Whether this is an indication that the average shortstop has just fallen off a cliff or Jeter has actually made these adjustments himself is completely immaterial. We will compare a man to his peers, and Jeter is looking really good right now. The man clearly loves the new Yankee stadium and is the single most valuable member of this team, and a legitimate MVP candidate. For a legend nearing the end of his career, this is the time to honor him: when he actually deserves it the most.
3B Alex Rodriguez
2009 Salary: 32.0 million
2009 Value to Date: 12.10 million
2009 Projected Value: 16.10 million
2009 VOC: -15.25 million
It's hard to call this contract a turkey, despite it's ludicrously high, almost ridiculous numbers, for the reasons mentioned above. He obviously can't live up to this number this year because of the high margin of time missed due to injury, so there's no fair game in lambasting the fellow. He's actually been the 5th most productive member of this team, which accounting for the missed time, is truly remarkable.
If Pujols has this contract, he's of mid-level value, and he's been healthy and just butchering the ball. But that's the problem with the contract itself: He absolutely has to be that good, for that long, to make himself worth it in the truest sense, and this gives an idea of just how hard that is to do at the very top level of income.

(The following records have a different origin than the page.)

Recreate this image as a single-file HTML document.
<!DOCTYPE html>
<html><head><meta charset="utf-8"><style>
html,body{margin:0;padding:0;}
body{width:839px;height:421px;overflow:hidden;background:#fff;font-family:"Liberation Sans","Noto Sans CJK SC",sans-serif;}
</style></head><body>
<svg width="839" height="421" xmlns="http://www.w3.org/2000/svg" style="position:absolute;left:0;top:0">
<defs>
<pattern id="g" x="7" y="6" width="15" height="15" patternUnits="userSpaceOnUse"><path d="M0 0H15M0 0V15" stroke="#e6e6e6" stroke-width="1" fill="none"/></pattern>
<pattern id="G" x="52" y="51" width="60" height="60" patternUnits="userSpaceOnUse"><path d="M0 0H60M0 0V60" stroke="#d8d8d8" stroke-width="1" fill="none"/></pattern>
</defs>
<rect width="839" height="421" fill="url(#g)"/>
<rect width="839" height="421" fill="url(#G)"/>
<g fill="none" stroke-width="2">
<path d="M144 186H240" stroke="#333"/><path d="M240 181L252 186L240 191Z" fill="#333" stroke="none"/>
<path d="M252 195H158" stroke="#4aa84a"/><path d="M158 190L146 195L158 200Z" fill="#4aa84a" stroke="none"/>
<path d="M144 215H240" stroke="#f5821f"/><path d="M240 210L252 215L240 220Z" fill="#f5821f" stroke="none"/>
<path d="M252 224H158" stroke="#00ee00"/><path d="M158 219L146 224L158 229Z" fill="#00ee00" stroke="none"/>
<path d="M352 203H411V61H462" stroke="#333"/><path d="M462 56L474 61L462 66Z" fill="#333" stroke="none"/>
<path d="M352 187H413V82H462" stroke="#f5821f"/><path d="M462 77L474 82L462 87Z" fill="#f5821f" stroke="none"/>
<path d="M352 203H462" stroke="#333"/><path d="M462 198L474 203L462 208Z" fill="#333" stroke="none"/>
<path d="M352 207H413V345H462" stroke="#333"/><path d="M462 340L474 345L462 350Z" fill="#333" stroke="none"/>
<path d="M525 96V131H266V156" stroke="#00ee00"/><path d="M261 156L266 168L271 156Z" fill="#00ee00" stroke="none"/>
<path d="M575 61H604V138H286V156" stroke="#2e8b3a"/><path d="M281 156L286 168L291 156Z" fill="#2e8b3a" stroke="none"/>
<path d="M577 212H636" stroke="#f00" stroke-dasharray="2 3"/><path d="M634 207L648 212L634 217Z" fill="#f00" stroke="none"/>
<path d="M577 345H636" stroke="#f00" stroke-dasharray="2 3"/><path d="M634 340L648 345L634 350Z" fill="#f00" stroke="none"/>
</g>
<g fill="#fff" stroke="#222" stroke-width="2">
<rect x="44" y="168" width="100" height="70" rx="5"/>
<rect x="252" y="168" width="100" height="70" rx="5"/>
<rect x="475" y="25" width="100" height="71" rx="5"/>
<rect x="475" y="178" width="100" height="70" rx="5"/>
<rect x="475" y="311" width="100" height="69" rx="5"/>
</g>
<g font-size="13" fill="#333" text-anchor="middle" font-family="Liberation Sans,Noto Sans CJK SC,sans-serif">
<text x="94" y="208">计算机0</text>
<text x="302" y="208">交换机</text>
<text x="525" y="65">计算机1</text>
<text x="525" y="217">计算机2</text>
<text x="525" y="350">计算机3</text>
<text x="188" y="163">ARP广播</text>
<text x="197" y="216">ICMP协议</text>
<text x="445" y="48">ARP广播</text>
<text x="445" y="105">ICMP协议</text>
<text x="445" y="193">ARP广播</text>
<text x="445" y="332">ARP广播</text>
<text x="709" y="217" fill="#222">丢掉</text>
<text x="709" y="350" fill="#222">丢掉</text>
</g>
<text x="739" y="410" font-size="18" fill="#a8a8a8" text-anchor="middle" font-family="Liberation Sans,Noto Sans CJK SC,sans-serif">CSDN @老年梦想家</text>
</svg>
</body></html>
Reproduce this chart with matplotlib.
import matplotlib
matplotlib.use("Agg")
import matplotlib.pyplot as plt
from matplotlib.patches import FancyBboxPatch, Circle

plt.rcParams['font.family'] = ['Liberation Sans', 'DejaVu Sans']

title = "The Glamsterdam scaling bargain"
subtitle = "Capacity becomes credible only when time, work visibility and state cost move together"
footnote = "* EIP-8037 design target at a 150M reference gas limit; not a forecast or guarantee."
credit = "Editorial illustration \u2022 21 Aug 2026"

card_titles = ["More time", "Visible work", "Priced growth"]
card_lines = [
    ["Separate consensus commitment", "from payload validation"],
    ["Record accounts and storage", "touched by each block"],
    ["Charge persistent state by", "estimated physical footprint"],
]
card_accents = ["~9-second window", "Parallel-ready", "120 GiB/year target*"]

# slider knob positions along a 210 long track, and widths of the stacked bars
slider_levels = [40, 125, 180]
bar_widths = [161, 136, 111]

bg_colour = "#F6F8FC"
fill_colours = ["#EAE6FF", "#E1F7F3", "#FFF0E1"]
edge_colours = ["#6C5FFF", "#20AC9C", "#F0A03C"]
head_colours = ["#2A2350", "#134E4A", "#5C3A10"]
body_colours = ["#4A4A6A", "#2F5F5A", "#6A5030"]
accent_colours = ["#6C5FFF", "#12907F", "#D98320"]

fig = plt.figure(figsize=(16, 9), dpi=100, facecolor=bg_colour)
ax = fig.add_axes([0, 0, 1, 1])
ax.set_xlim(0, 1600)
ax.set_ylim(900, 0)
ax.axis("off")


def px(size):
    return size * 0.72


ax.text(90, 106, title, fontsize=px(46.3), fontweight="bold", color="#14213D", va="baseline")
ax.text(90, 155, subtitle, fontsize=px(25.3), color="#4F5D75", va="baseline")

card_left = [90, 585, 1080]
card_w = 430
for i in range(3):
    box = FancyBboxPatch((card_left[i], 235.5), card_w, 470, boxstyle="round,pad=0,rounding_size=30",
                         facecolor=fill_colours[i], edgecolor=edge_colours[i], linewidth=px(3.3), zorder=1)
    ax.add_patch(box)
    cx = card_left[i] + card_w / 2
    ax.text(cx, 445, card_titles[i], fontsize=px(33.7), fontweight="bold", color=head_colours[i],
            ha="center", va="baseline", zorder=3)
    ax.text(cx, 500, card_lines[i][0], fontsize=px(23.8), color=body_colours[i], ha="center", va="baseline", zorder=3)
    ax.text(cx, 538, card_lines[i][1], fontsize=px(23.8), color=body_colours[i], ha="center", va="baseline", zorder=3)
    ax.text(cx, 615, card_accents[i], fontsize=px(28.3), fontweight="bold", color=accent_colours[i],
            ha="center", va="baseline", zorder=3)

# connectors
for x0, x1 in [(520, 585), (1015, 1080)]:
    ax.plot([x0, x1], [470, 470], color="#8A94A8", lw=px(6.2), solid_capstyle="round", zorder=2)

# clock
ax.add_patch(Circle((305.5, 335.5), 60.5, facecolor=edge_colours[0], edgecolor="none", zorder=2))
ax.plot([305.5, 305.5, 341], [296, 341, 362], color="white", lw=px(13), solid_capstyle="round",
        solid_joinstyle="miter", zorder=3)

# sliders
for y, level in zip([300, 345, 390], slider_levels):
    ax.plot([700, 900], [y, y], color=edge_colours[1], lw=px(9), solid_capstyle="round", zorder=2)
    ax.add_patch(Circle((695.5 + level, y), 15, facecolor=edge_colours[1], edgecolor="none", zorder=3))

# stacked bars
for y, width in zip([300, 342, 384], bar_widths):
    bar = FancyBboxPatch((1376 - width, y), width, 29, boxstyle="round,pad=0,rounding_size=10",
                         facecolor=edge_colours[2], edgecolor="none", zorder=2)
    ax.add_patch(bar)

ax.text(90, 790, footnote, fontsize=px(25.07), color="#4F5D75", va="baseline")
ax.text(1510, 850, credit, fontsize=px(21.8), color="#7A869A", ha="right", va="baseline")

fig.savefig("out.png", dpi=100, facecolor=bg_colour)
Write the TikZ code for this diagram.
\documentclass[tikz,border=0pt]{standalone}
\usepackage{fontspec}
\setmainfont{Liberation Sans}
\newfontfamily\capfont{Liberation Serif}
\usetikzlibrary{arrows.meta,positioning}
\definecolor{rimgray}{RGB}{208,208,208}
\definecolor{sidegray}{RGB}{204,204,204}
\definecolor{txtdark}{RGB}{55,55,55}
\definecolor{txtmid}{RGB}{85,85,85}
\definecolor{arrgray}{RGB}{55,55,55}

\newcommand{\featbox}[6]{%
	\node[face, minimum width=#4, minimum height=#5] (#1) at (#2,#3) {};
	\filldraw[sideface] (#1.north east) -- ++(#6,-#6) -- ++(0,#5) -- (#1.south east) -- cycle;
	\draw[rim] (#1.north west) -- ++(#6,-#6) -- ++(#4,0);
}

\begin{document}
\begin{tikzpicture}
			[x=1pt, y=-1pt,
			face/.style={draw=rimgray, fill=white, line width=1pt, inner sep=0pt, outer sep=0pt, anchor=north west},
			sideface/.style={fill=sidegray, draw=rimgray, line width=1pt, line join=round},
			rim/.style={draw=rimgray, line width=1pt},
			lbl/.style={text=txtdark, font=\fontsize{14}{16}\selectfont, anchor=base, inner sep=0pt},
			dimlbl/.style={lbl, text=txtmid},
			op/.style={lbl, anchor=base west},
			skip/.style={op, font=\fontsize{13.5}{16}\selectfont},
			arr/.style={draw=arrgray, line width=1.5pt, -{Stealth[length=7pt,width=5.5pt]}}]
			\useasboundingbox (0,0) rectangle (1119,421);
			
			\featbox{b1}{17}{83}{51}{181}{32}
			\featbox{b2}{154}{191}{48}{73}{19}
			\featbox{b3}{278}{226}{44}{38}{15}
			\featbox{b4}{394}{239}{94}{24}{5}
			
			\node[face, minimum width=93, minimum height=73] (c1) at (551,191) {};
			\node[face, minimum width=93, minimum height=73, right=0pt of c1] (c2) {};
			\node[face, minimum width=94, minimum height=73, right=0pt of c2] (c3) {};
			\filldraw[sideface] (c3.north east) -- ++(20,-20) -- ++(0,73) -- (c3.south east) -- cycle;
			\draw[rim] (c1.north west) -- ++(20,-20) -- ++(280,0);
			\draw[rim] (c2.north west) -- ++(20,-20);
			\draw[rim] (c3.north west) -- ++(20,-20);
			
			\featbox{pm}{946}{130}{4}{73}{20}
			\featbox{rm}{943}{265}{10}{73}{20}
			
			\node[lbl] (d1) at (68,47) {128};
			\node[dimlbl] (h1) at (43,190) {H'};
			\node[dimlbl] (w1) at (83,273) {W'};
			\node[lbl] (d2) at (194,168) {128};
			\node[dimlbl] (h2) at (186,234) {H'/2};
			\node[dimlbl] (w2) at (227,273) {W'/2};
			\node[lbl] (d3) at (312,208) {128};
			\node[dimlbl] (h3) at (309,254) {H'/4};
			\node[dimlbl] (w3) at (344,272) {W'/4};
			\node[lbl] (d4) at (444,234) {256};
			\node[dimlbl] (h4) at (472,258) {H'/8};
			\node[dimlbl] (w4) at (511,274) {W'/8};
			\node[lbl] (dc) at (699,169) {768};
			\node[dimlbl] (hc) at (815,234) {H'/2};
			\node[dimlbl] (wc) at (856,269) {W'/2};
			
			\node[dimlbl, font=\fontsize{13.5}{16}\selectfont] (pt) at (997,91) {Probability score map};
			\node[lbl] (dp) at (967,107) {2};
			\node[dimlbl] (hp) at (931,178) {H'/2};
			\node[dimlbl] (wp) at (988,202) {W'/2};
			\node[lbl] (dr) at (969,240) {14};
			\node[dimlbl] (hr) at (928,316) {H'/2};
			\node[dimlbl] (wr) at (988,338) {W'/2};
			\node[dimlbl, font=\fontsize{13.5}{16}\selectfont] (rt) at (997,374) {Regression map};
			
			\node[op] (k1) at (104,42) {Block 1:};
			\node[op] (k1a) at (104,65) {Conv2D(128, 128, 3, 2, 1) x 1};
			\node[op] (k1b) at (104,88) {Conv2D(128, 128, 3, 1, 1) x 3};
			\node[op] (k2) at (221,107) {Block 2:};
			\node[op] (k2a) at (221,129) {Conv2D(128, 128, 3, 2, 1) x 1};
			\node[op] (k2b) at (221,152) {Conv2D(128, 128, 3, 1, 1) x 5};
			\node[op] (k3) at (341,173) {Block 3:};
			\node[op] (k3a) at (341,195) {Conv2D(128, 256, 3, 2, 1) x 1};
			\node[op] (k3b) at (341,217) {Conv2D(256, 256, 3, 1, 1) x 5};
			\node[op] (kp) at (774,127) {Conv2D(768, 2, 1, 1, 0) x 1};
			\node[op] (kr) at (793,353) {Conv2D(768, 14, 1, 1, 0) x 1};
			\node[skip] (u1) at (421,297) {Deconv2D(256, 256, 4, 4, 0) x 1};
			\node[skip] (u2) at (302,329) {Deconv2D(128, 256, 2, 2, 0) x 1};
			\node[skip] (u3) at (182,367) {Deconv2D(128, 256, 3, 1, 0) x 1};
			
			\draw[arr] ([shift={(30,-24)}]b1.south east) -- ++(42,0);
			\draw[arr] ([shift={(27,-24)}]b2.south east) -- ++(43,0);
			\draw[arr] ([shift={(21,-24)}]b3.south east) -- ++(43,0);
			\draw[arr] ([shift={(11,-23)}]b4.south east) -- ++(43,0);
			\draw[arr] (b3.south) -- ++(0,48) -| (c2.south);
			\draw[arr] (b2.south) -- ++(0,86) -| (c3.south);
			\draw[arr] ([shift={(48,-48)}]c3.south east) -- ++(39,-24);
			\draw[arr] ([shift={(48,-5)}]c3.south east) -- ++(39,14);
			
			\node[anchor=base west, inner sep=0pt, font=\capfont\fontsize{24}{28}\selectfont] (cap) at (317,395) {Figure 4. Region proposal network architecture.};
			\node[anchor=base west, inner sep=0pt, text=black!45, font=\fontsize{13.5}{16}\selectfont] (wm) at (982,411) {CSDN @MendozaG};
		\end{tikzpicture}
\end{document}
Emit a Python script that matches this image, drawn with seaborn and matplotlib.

And lastly, the man of the discussion of the hour ....
1B Mark Teixeira
2009 Salary: 20 million
2009 Value to Date: 17.20 million
2009 Projected Value: 23.82 million
Again, the Yankees just want the big production, and don't care where it comes from or how efficient it is. Teixeira is in all likelihood not going to get any better than this. He's been remarkably consistent for most of his career, and is just a better paid, more visible example of himself. This is cliche by now, but it's cliche because it's true: Mark Teixeira is a very good player. Mark Teixeira is not even the MVP of his own team, let alone the American League.
On these big contracts, if they are going to zero out by the time the curtain closes, you are mostly counting on big production in the early years, closest to the player's prime to carry the weight of the backend years. Mark Teixeira is in the first year of a monstrous, long deal. Mark Teixeira is also 29. There's reason to believe he'll age a lot better than Giambi did in pinstripes (even though Jason actually nearly validated his contract) because of his better athleticism and defense, and accounting for inflation it wasn't as expensive of a deal, but Yankees fans should just get accustomed to the fact that a lot of this will be sunk cost in about 6 years. You just have to hope that general inflation keeps up with his decline.